While a hand line was simply constructed, using it required practice. You’d toss the line overboard and let the block drop into the bottom of the boat where it would bounce and thump repeatedly as the line uncoiled. Once on the bottom, a handline was played much like a rod and reel, except that I always thought it was easier to “feel” the bottom with the hand line. You could tell what kind of river bottom it was on, or whether it was dragging over oyster shells, just by the vibrations through the line.

When you hooked a fish on a hand line, you pulled it in, hand over hand, letting the line drop into the boat or on the deck. If there were stinging nettles in the river, as there usually were in July and August, the line would likely be draped in tentacles which would then find their way onto hands and wrists as you pulled.

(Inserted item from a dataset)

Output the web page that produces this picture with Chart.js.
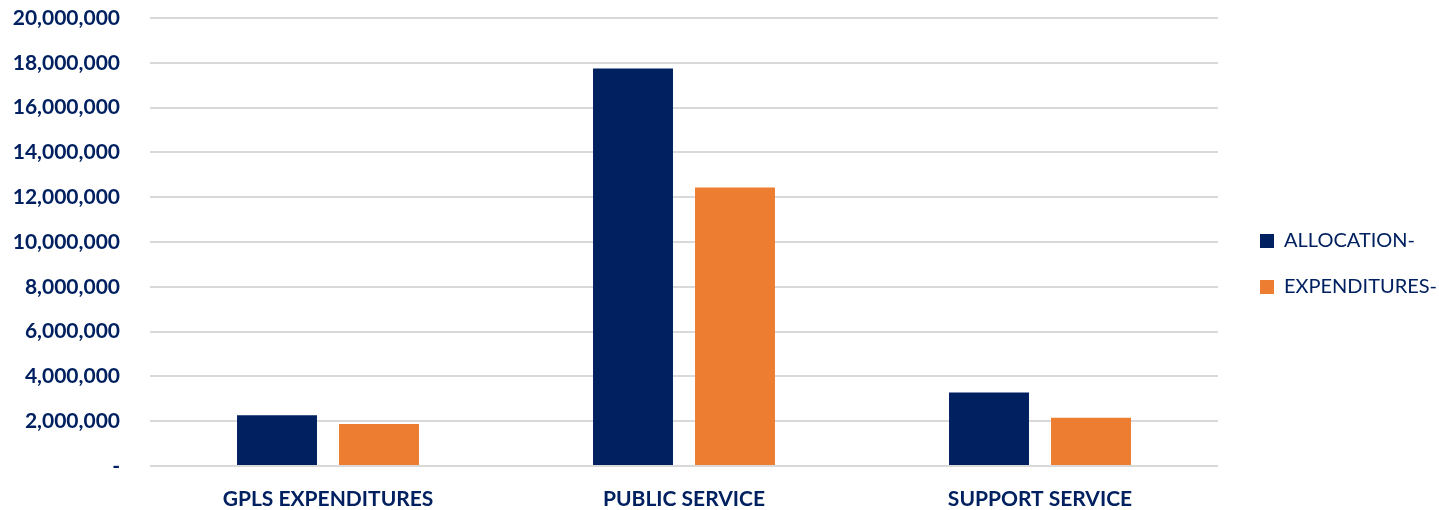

Depending on your expertise, the retrieved line lay in a neat pile for the next cast, or became hopelessly tangled. You had to be careful not to disturb the coils lying in the boat, and most certainly didn’t want to flop a fish into the middle of the line if you intended to fish again that day.

It required concentration and was a bit messy, but hand lining was a pretty satisfying way to bottom fish.

I made hand lines for my children when they were small. They seemed quite practical for stowing aboard a small sailboat, but I think I was really trying to preserve a custom that had been important in my childhood. (Or maybe I was just too tight to buy them rods and reels.)

At any rate, like most customs that grew out of necessity before modern inventions made them obsolete, it was impossible. None of my kids — nor I, quite honestly — would seriously consider using a hand line today if we could avoid it. But it sure made a nice thump in the bottom of an old wooden boat 60 years ago.